June 16, 2007. An article in this morning’s LA Times motivated me to write something about the virtues of weep holes and ventilation. I discovered I’d already done that a year ago in the article below. So I’ll just add this preface. It seems that the Great city of Tulsa buried a ’57 Plymouth in a “bombproof” time capsule under the courthouse lawn 50 years ago as a publicity stunt. (Bombproof? It was the 50’s.) When they recently dug it up, the car was up to its hubcaps in water and encrusted with rust. Oops.
Water will penetrate any space. If you want to keep something dry, give the water a way to get out again. If you want to avoid condensation, ventilate. There are places where it rains a lot and the humidity is high. So what. You would think ventilating would let moisture in. Yes, but it lets it out again too. Think about it.

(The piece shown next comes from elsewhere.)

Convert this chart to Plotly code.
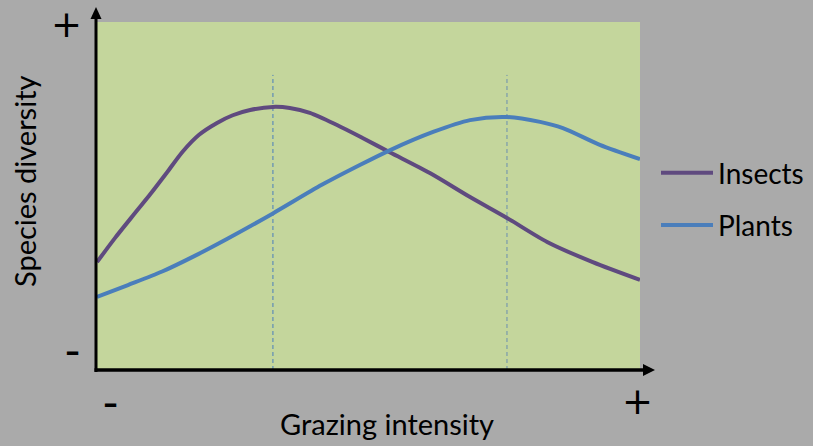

The sidewalk always dries up after a rain.
Lots of stuff on a boat doesn’t need to be waterproof. The main electrical panel is often sheltered enough that you’d have to sink the boat to get it wet. I have a couple of rules about waterproofing. The first is that some things cannot or should not be waterproofed. It’s a corollary to the law of scuppers. When water cannot be kept out, give it somewhere to leave again.
I see a lot of electric heaters inside boats for the purpose of fighting humidity and condensation. Sometimes I see dehumidifiers too. What a waste of energy. Ventilation will do the job better than either heaters or dehumidifiers. You do NOT want to seal up a boat to fight humidity. Install a solar powered ventilation fan, as I have on my boat. If you have musty compartments, ventilate them. This includes the bilge and the sail lockers. Somehow this is counter intuitive and people resist the idea. Oh well.
Any re-enterable enclosure exposed to the elements is going to get water in it. I don’t care what kind of gasket or how much sealant you use. Be it a navigation light, a radome or an instrument cluster, your only hope is to include a weep hole so the water can get back out again. Enclosed spaces breathe as ambient temperature changes shift the pressure of the air inside. If you wonder how water got inside your gauges and condensed in droplets on the inside of the glass, now you know. It seeped in as water vapor mixed with air through what could be microscopic openings.
Very few displays are hermetically sealed. If you have a problem with moisture condensation there are two solutions. The first is counter intuitive. Drill holes in the gauge case (in back of the panel, obviously) to allow air to circulate and moisture to escape. Moisture wants to get out of the gauge just like puddles always seem to dry up. This assumes the interior of the boat is at least minimally ventilated so that water isn’t condensing on surfaces inside and making everything rusty. VDO relies on it’s illumination lamps to keep the gauge faces dry.
The other way is to heat the gauge a little. Wire the illumination lamps to run at a lower voltage continuously and apply full voltage only when you really want to see them at night. Keeping the inside of the gauge just a few degrees warmer than the ambient will drive water out the same way it got in. You can also glue resistors to the outside of the gauge case as a heat source, but the pilot lamps will do. The only disadvantage of this approach it it uses a very small amount of power continuously. If your batteries don’t get charged every so often, they could slowly run down. Don’t worry about the lamps. Run a little below their rated voltage, incandescent lamps will last essentially forever.
The other thing that people sometimes try to waterproof is a hollow sailboat mast. This is mostly a problem where the mast steps on the cabin top and water in the mast can drip down out of the ceiling. If the mast steps on the keel, the water will run into the bilge and you will never notice it. There are lots of little places water can get inside the mast, particularly if you have halyards running inside. A cabin-stepped mast leaks because wires for the navigation lights and VHF antenna enter the mast through a hole in the bottom. It’s possible to construct a mast where most of the water runs out somewhere else, but usually when a leak shows up people do things like squeezing a whole tube of RTV silicone sealant into the hole where the wires come through. This can be effective in stopping the leak, but it will cost you later.
Eventually you want to add wind instruments or radar and some more wires have to get into the bottom of the mast. I can sometimes break the sealant up with a probe and pull enough out with a hook or even drill past it to open up a passage for new wire or to get old wire out. Or you can pay a boatyard to unstep the mast to get the sealant out. I haven’t damaged any existing wires yet by poking around, but you can be sure I will need to drill a hole in the side of the mast near the base so I can thread the new wires through the mess.
Note July 4, 2008. This next paragraph just shows how much one can learn by working on your own boat. Who wants water in the tabernacle core?
My suggestion to solve the “mast water leaking into the cabin” problem is to yield and admit the water is going to come in. Then fashion something on the cabin ceiling to collect the leakage and route it to the bilge through a small plastic tube. It could look like a decorative cap over the wires coming out of the mast and the tube could probably be routed along with the wires and you’d never notice it. I’ve never gotten to try this yet, but I’ll post a picture and a report as soon as I do.